Videobeweis beweist nichts
Von jenem Tag an, an dem der Videobeweis sprachlich das Licht der Welt erblickte, zieht sich ein Graben durch das deutsche Fußball-Land, gegen den die Münchner Spaltung in Rot und Blau nur eine regionale Furche ist. Der Videobeweis hat Fußball-Experten, Ahnungslose und Schiedsrichter gegeneinander aufgebracht. Die Traditionalisten haben sich um den Niedergang der montäglichen Kantinengespräche gesorgt, die nicht unwesentlich von Fehlurteilen der Unparteiischen gefüttert waren. Die Fortschrittlichen haben das Ende von Fehlurteilen und Ungerechtigkeiten auf Rasenfeldern gepredigt, was den bedauernswerten Schiedsrichtern ihre Würde zurückgibt. Die Unparteiischen selbst wiederum fühlten sich vom elektronischen Auge überwacht und entmündigt.

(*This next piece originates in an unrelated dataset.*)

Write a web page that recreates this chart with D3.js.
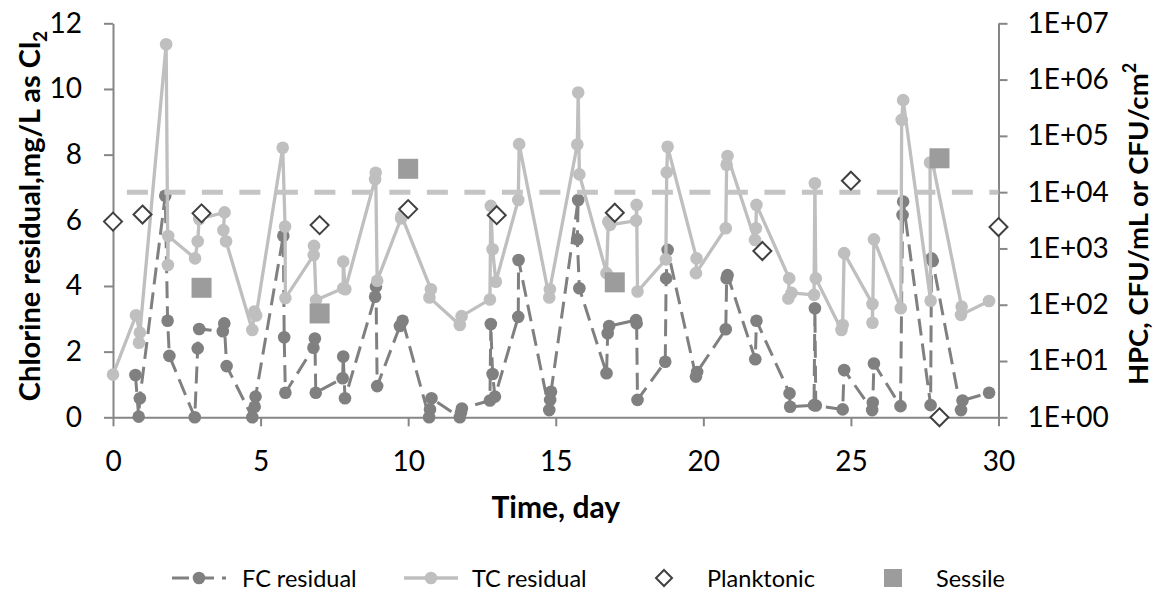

Jetzt, nach zwei videobewegten Spieltagen, ist klar: Der Videobeweis schützt nicht vor Fehlentscheidungen. Das elektronische Auge, sofern es denn technisch funktioniert, sieht nicht alles, weshalb in den montäglichen Kantinengesprächen zwischen Kartoffelsuppe und Feldsalat weiter die „blinde Bratwurst“stattfindet.
Möglicherweise ist es gegenüber dem Videobeweis nicht fair, Rudi Völler als Zeugen aufzurufen. Völler urteilt traditionell hart – vor allem dann, wenn Schiedsrichter zum Nachteil von Bayer Leverkusen entscheiden. Das war nach seiner Ansicht beim 2:2 gegen Hoffenheim der Fall. Völler hatte im Stadion ein Foulspiel des Hoffenheimer Torschützen Mark Uth am Leverkusener Benjamin Henrichs entdeckt. Der Videoschiedsrichter dagegen hatte nach Begutachtung der 17 Videokameras kein Foul erkennen können. Die Empfehlung des Leverkusener Adlerauges: „Wenn die Jungs vor dem Fernseher einschlafen, brauchen wir auch keinen Videobeweis. Dann können wir die ganze Nummer abstellen.“
Ähnlich weit gingen die Meinungen in Augsburg auseinander. Gladbachs Yannick Vestergaard berührte den Ball im Strafraum mit dem Arm. Aber absichtlich, was Kriterium für den Elfmeterpfiff gewesen wäre? Nicht einmal die unnatürliche Bewegung als Indiz für die Tat ist zweifelsfrei belegt. Im Zweifel aber hat der Video-Assistent zu schweigen. Was helfen seine Zweifel dem zweifelnden Schiedsrichter und was helfen Völlers Empfehlungen dem Fußball? Nichts. Sie beschädigen ein System, das mit der Hoffnung auf fehlerfreie Regelauslegung überfrachtet ist. Auch wenn irgendwann 100 Kameras ein Spielfeld überwachen, werden Schiedsrichter entscheiden müssen. Sie hinterher als Schlafmützen abzukanzeln ist dumm und ein Tritt vor das Schienbein aller, die sich händeringend um Schiedsrichternachwuchs bemühen.